Muskrat could bring harm, Rigolet fears
Residents of a small community on Labrador's coast have told environmental hearings on the proposed Lower Churchill megaproject that they worry what the hydroelectric project will do to them.
Rigolet residents packed the local school on Wednesday night to participate by video link with a panel that is holding environmental hearings into Nalcor Energy's plans to build a generating station at Muskrat Falls on the Churchill River.
"It's not just a project," said Marilyn Baikie, who said the development will mean substantial changes to waterways and fish that residents depend upon.
"It's not about money, it's about our life, our culture, and everything we believe in."
Rigolet is more than 100 kilometres from the project at the mouth of Lake Melville.
Some residents said they can remember dramatic changes that came in the wake of the Upper Churchill dam built upstream.
Tony Woolfrey described how his father used to catch cod right off Rigolet, at least until construction of the Upper Churchill project in the 1960s.
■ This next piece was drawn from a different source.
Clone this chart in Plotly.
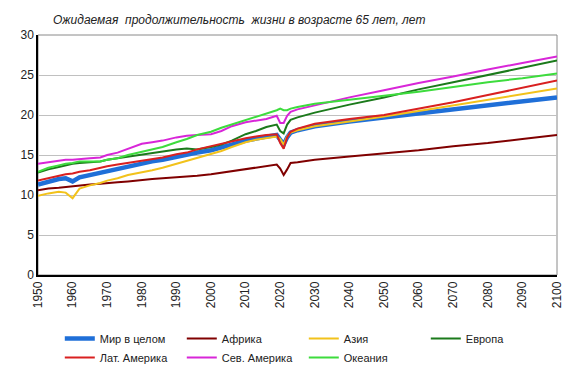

"Five or six years, maybe seven or eight, the codfish left our shores outright here," he said.
Concerns expressed about mercury
Nalcor has said the Lower Churchill's proposed dams will not have an effect on Rigolet.
Woolfrey and others still have worries, including about mercury.
"They won't get to eat the fish in Lake Melville. They won't get to eat the seals up in Lake Melville," he said.
While the Newfoundland and Labrador government is promoting the Lower Churchill as an example of green energy, Charlotte Wolfrey, the AngajukKak, or mayor, in Rigolet is upset her community will still be on diesel generators even after power flows out of Muskrat Falls.
"Labrador, I say we should all rise up and demand at the very least, to be connected and get some electrical power," she said.
The Lower Churchill environmental review panel heard the evidence from Happy Valley-Goose Bay, where hearings began earlier this month. Some Rigolet residents invited the panel to travel to the community to see the area for themselves.